** start COLLECTED MATERIAL **

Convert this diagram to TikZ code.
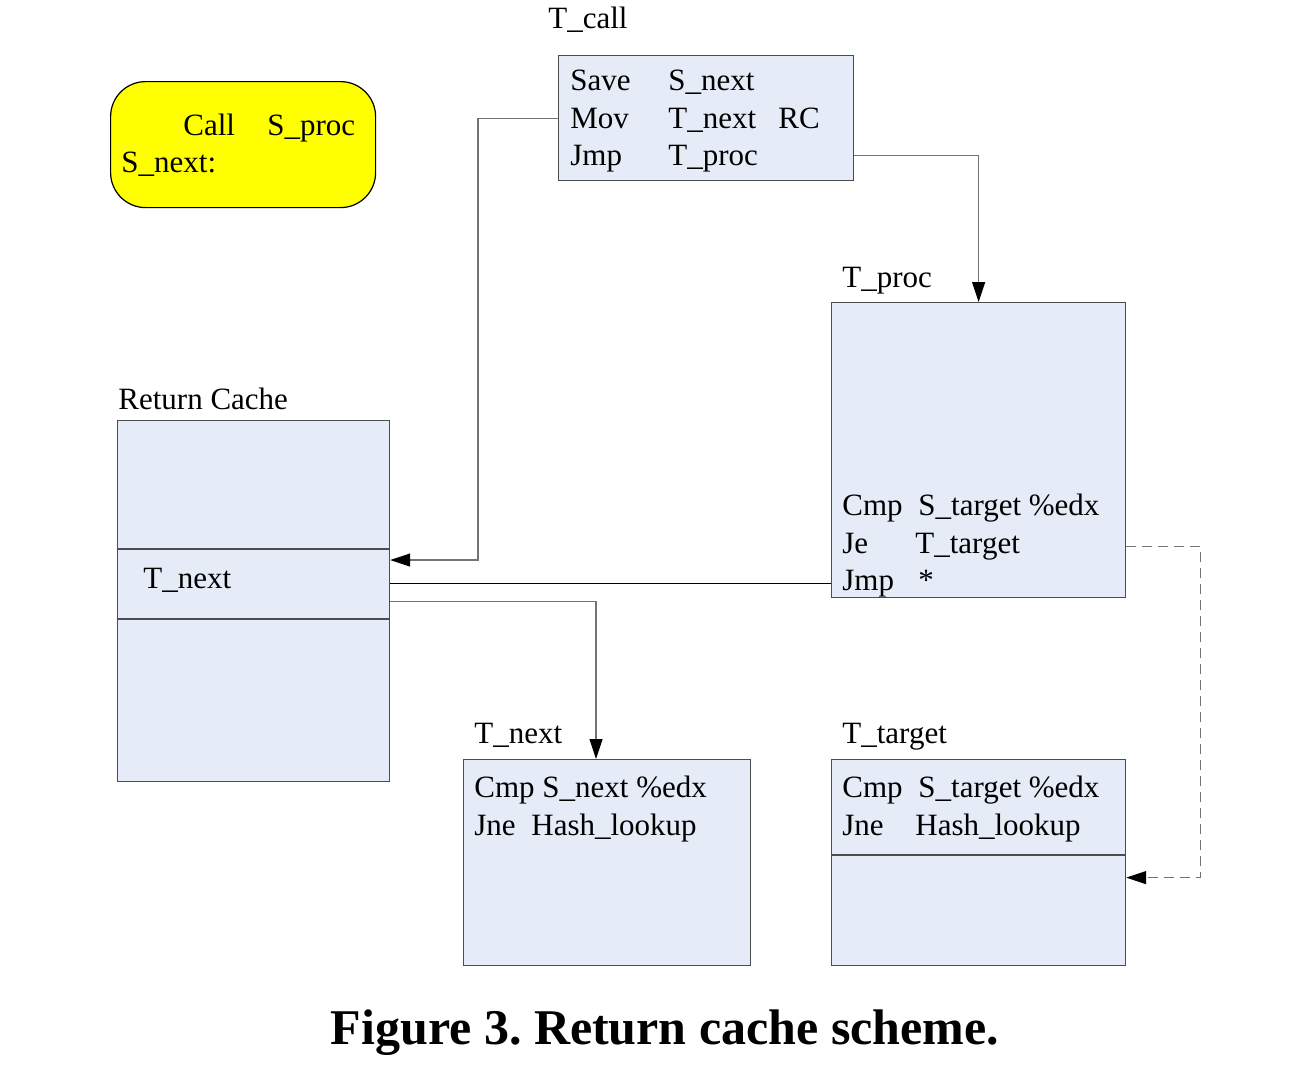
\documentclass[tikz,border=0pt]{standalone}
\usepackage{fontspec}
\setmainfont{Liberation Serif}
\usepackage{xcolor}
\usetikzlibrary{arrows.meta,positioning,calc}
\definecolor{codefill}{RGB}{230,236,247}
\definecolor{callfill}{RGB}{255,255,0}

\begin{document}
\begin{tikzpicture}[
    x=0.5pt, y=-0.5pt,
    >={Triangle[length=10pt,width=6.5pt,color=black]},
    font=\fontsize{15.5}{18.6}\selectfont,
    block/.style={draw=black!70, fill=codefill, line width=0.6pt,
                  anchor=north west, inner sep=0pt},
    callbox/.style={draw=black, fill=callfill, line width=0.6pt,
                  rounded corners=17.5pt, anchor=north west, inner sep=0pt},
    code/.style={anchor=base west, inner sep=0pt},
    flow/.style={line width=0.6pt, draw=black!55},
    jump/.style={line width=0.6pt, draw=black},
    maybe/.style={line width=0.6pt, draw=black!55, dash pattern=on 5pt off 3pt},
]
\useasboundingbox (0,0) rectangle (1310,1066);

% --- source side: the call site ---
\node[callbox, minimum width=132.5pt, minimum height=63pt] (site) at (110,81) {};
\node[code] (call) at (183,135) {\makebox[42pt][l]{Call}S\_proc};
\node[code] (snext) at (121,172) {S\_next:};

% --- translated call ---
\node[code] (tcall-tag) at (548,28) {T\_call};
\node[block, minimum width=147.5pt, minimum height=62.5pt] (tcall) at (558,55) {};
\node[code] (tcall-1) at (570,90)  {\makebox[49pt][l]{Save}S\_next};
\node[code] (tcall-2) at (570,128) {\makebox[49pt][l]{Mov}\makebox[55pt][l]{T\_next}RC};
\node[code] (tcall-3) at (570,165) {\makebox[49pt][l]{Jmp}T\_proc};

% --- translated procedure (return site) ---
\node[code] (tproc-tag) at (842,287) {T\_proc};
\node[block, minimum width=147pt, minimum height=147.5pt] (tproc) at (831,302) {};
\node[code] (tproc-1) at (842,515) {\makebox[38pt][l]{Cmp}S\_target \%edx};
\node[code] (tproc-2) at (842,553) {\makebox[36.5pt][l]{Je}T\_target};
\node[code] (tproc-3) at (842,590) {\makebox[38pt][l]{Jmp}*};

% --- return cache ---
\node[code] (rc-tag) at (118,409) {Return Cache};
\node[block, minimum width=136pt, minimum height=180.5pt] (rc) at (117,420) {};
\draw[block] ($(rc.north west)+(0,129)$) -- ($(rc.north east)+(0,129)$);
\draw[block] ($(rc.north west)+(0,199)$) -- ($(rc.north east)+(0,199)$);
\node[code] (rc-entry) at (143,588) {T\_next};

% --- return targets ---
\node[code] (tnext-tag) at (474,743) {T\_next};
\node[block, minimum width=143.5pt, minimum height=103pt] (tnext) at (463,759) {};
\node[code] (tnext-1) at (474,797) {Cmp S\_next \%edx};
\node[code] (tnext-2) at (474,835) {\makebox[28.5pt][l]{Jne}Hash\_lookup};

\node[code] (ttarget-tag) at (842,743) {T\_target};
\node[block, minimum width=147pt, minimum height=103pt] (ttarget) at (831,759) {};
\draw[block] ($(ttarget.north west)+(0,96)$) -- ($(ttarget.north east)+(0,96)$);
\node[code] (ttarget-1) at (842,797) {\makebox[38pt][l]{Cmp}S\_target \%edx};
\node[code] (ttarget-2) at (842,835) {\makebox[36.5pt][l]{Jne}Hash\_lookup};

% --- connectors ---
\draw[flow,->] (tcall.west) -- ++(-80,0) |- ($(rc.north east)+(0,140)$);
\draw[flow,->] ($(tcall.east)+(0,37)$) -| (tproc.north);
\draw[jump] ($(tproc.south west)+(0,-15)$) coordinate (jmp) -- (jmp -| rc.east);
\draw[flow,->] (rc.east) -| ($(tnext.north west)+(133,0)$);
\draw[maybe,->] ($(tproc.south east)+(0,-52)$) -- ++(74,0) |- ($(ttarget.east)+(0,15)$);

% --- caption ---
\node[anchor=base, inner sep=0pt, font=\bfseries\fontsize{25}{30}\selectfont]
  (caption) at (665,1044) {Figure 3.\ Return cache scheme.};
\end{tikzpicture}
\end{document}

** end COLLECTED MATERIAL **

THE EXERCISE: Repeat only what lies between the start of the data and the end of the line containing "(0,0) rectangle (1310,1066);", exactly, with pictures left out.

ANSWER IN FULL:
Convert this diagram to TikZ code.
\documentclass[tikz,border=0pt]{standalone}
\usepackage{fontspec}
\setmainfont{Liberation Serif}
\usepackage{xcolor}
\usetikzlibrary{arrows.meta,positioning,calc}
\definecolor{codefill}{RGB}{230,236,247}
\definecolor{callfill}{RGB}{255,255,0}

\begin{document}
\begin{tikzpicture}[
    x=0.5pt, y=-0.5pt,
    >={Triangle[length=10pt,width=6.5pt,color=black]},
    font=\fontsize{15.5}{18.6}\selectfont,
    block/.style={draw=black!70, fill=codefill, line width=0.6pt,
                  anchor=north west, inner sep=0pt},
    callbox/.style={draw=black, fill=callfill, line width=0.6pt,
                  rounded corners=17.5pt, anchor=north west, inner sep=0pt},
    code/.style={anchor=base west, inner sep=0pt},
    flow/.style={line width=0.6pt, draw=black!55},
    jump/.style={line width=0.6pt, draw=black},
    maybe/.style={line width=0.6pt, draw=black!55, dash pattern=on 5pt off 3pt},
]
\useasboundingbox (0,0) rectangle (1310,1066);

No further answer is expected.